OK, we’ve reached the end of the challenge, but don’t let your progress go to waste. For day 14, we challenge you to a new month of savings.
Here’s the gist: For one month, every date on the calendar represents the amount of money you need to add to your savings account.
So, on the 1st, you place one dollar into your savings account, on the 2nd you save two dollars, on the 3rd three dollars, etc. On the 31st, you’ll be just shy of $500.
Feeling extreme? By increasing this challenge to 52 days, you’ll save $1,378.
If the calendar method is too difficult for you, try adding just one dollar every day – it still adds up.
Once the year is over, you’ll be just shy of $400. And as a complement to other savings practices, this can really solidify the effectiveness of your money saving challenge.
Start studying for continued success
For many people, personal finance isn’t the most enjoyable subject to read about. But, to get serious about your finances means equipping yourself with knowledge.
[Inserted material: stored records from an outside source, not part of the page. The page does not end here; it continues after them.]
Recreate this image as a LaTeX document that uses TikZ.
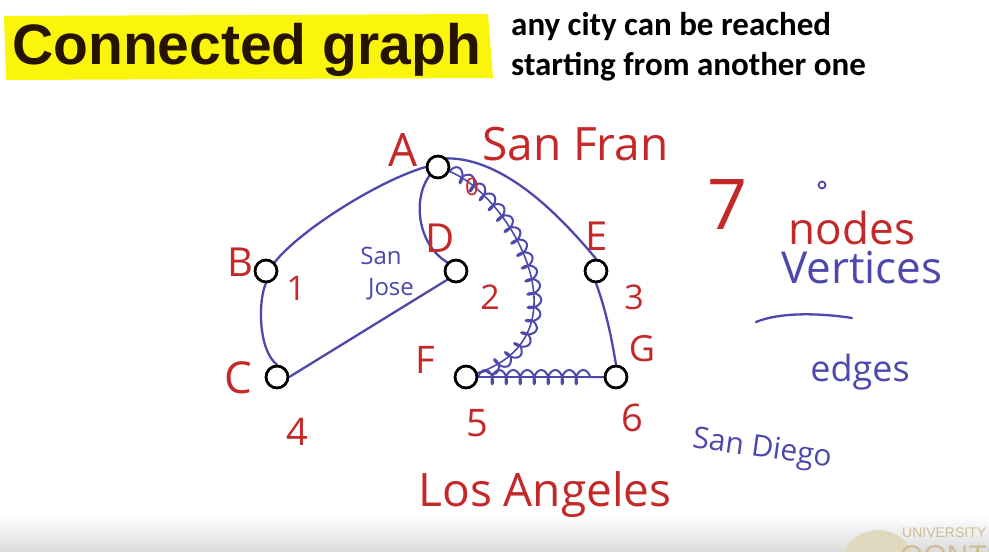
\documentclass[tikz,border=0pt]{standalone}
\usepackage{fontspec}
\setmainfont{Liberation Sans}
\newfontfamily\calfont{Carlito}
\newfontfamily\hand{Open Sans}
\usetikzlibrary{decorations.pathmorphing}
\definecolor{pen red}{RGB}{196,40,40}
\definecolor{pen blue}{RGB}{78,72,172}
\definecolor{hilite}{RGB}{250,245,10}
\definecolor{logo}{RGB}{205,190,150}
\tikzset{
  vert/.style={circle, draw=black, line width=2.5pt, minimum size=22pt, inner sep=0pt},
  edgeline/.style={draw=pen blue, line width=2.3pt, line cap=round},
  wavy/.style={draw=pen blue, line width=2pt, decorate,
    decoration={coil, aspect=0.5, segment length=14pt, amplitude=7pt}},
  redlbl/.style={text=pen red, font=\hand\fontsize{#1}{#1}\selectfont, inner sep=0pt},
  bluelbl/.style={text=pen blue, font=\hand\fontsize{#1}{#1}\selectfont, inner sep=0pt},
}
\begin{document}
\begin{tikzpicture}[x=1pt, y=-1pt]
\useasboundingbox (0,0) rectangle (989,552);
\fill[white] (0,0) rectangle (989,552);
% bottom gray band
\shade[top color=white, bottom color=black!14] (0,515) rectangle (989,552);
\fill[logo!60] (878,568) circle (38pt);
\node[anchor=base west, text=logo, font=\fontsize{14}{14}\selectfont, inner sep=0pt] (uni) at (902,537) {UNIVERSITY O};
\node[anchor=base west, text=logo, font=\fontsize{30}{30}\selectfont, inner sep=0pt] (tor) at (900,566) {OONTO};

% header
\fill[hilite] (4,16) -- (488,14) -- (493,78) -- (6,80) -- cycle;
\node[anchor=base west, inner sep=0pt, font=\bfseries\fontsize{57}{57}\selectfont, text=black!85!orange] (title) at (12,64) {Connected graph};
\node[anchor=base west, inner sep=0pt, font=\calfont\bfseries\fontsize{33}{33}\selectfont] (sub1) at (511,35) {any city can be reached};
\node[anchor=base west, inner sep=0pt, font=\calfont\bfseries\fontsize{33}{33}\selectfont] (sub2) at (511,75) {starting from another one};

% vertices
\node[vert] (A) at (438,167) {};
\node[vert] (B) at (266,271) {};
\node[vert] (D) at (456,271) {};
\node[vert] (E) at (596,271) {};
\node[vert] (C) at (277,377) {};
\node[vert] (F) at (466,377) {};
\node[vert] (G) at (616,377) {};

% edges
\draw[edgeline] (B.north east) .. controls (300,230) and (380,180) .. (A.west);
\draw[edgeline] (B.south) .. controls (258,300) and (258,350) .. (C.north);
\draw[edgeline] (C.east) -- (D.south west);
\draw[edgeline] (A.south west) .. controls (412,200) and (418,245) .. (D.north west);
\draw[edgeline] (A.north east) .. controls (510,158) and (570,228) .. (E.north);
\draw[edgeline] (E.south) .. controls (606,310) and (612,340) .. (G.north);
\draw[edgeline, line width=1.6pt] (A) .. controls (510,195) and (590,335) .. (F);
\draw[wavy] (A) .. controls (510,195) and (590,335) .. (F);
\draw[edgeline, line width=1.6pt] (F) -- (G);
\draw[wavy] (F) -- (G);

% redraw circles on top
\foreach \v in {A,B,C,D,E,F,G} \draw[black, line width=2.5pt] (\v) circle (11pt);

% red labels
\node[redlbl=46] (lA) at (403,150) {A};
\node[redlbl=46, anchor=base west] (lsf) at (482,160) {San Fran};
\node[redlbl=24] (l0) at (472,187) {0};
\node[redlbl=40] (lB) at (240,262) {B};
\node[redlbl=34] (l1) at (296,288) {1};
\node[redlbl=40] (lD) at (440,238) {D};
\node[redlbl=34] (l2) at (490,297) {2};
\node[redlbl=40] (lE) at (597,236) {E};
\node[redlbl=34] (l3) at (634,297) {3};
\node[redlbl=44] (lC) at (238,378) {C};
\node[redlbl=38] (l4) at (297,432) {4};
\node[redlbl=38] (lF) at (425,360) {F};
\node[redlbl=38] (l5) at (477,423) {5};
\node[redlbl=36] (lG) at (642,349) {G};
\node[redlbl=38] (l6) at (632,418) {6};
\node[redlbl=70] (l7) at (728,205) {7};
\node[redlbl=44] (lnodes) at (852,228) {nodes};
\node[redlbl=46] (lLA) at (545,495) {Los Angeles};

% blue labels
\draw[pen blue, line width=1.8pt] (822,185) circle (3.5pt);
\node[bluelbl=44] (lvert) at (862,268) {Vertices};
\draw[pen blue, line width=2.3pt, line cap=round] (756,322) .. controls (780,312) and (820,313) .. (852,318);
\node[bluelbl=36] (ledges) at (860,372) {edges};
\node[bluelbl=30, rotate=-8] (lsd) at (762,450) {San Diego};
\node[bluelbl=24] (lsj1) at (381,256) {San};
\node[bluelbl=24] (lsj2) at (391,289) {Jose};
\end{tikzpicture}
\end{document}
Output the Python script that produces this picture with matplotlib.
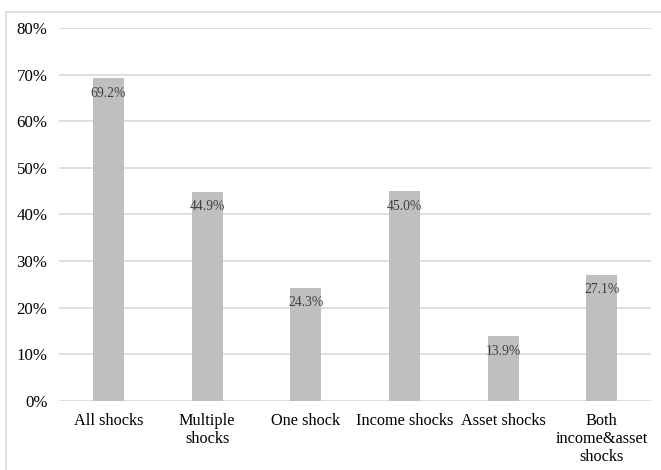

Pick a handful of personal finance blogs and make a habit of reading them each day. You’ll be surprised at how many innovative tips and tricks you’ll learn. The more you study personal finance, the more equipped you’ll be to handle and manage money challenges as they come your way.
While there may not be a specific dollar figure to assign to this skill, there is certainly no denying the value of money management.